High court justice Kenneth Hayne, sitting as a court of disputed returns, announced yesterday his findings on last year’s Senate election for Western Australia. Hayne’s findings amount to a voiding of the election, leaving no doubt that when the hearing resumes tomorrow he will make an order for a fresh election.
You can read the full judgement here: those who are enthusiasts for electoral law will find it interesting reading. For the larger and no doubt saner number of readers, what follows is an attempt to explain it simply and to summarise its importance.
There were two problems with the Western Australian Senate count: the fact that, when counted the first time, it was extremely close, with the critical exclusion decided by just 14 votes; and the fact that, when it came to recounting it, it was discovered that a substantial parcel of ballot papers (1,370 of them) had gone missing.
Neither problem on its own need have been fatal, but the conjunction of the two clearly was. Recounts always pick up errors, as this one certainly did, and because the missing ballot papers couldn’t be recounted, it was impossible to be confident that they would not have changed the result.
But Hayne actually reached this conclusion by a shorter and, to my mind, slightly dubious route.
The Commonwealth Electoral Act provides that defects in an election should not lead to the election being declared void if those defects did not affect the result. But it adds a proviso: if the defect is that some voters have been prevented from voting, then the court, in working out whether or not this affected the result, must not enquire into how they intended to vote. (Because we take the secret ballot seriously.)
What’s that got to do with what happened in Western Australia? The point is that in arguing for a fresh election, the Australian Electoral Commission invited the court to find that the voters whose ballot papers went missing had therefore been “prevented from voting”. Justice Hayne, counterintuitively, agreed.
With that finding, the rest follows easily. The tally from the first count in respect of the missing ballot papers ceases to be admissible as evidence, because it amounts to looking at how those voters intended to vote – even though the lay person would say there’s no question of “intention” about it, since their voting was an accomplished fact. And without looking at that tally there’s no possible alternative to a fresh election.

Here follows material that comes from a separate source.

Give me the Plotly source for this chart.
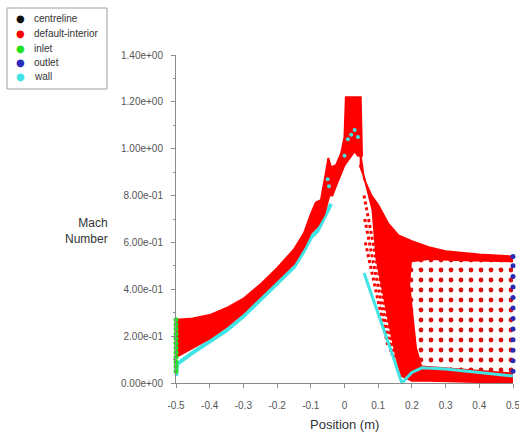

I think the outcome here is correct, but Hayne’s finding is more sweeping than it needs to be. On his reasoning, the extreme closeness of the result becomes irrelevant: even if the margin were a thousand votes, it would still be possible for the missing ballot papers to have made the difference, if you don’t permit yourself to enquire into who they were for.
If the AEC keeps losing bunches of votes, then that’s a precedent that may have unfortunate consequences at some point in the future.
But either way, Western Australians will be heading back to the polls, in what amounts to Australia’s biggest ever by-election. They will do so with knowledge not just of the Abbott government’s performance in its first six months, but also of just how they can affect its Senate prospects. As Rob Burgess put it this morning, “WA voters are like poker players who have seen all the other players’ hands, but still get to pick up one more card and place bets.”
So what should we be looking for in a fresh election?
Although the recount ostensibly changed the result, in terms of the balance of power in the Senate both results were fundamentally the same. The Liberal Party got three senators, Labor and the Greens two between them, and the last went to a right-wing minor party (either the Palmer United Party or the Sports Party).
That 3-2-1 result is the best that the Coalition can hope for, so its aim will be to repeat it. The opposition’s goal will be to get both the second Labor candidate and the Green elected; most probably at the expense of the minor candidate (3-3-0), but ideally at the expense of the third Liberal (2-3-1).
All three possibilities preserve the basic situation in relation to Senate control after 1 July: neither the government nor the Labor/Greens combination will have a majority, with both depending on an unpredictable mix of minor parties. But an extra opposition seat, especially if it’s taken directly from the government, would make the Coalition’s task just that little bit harder.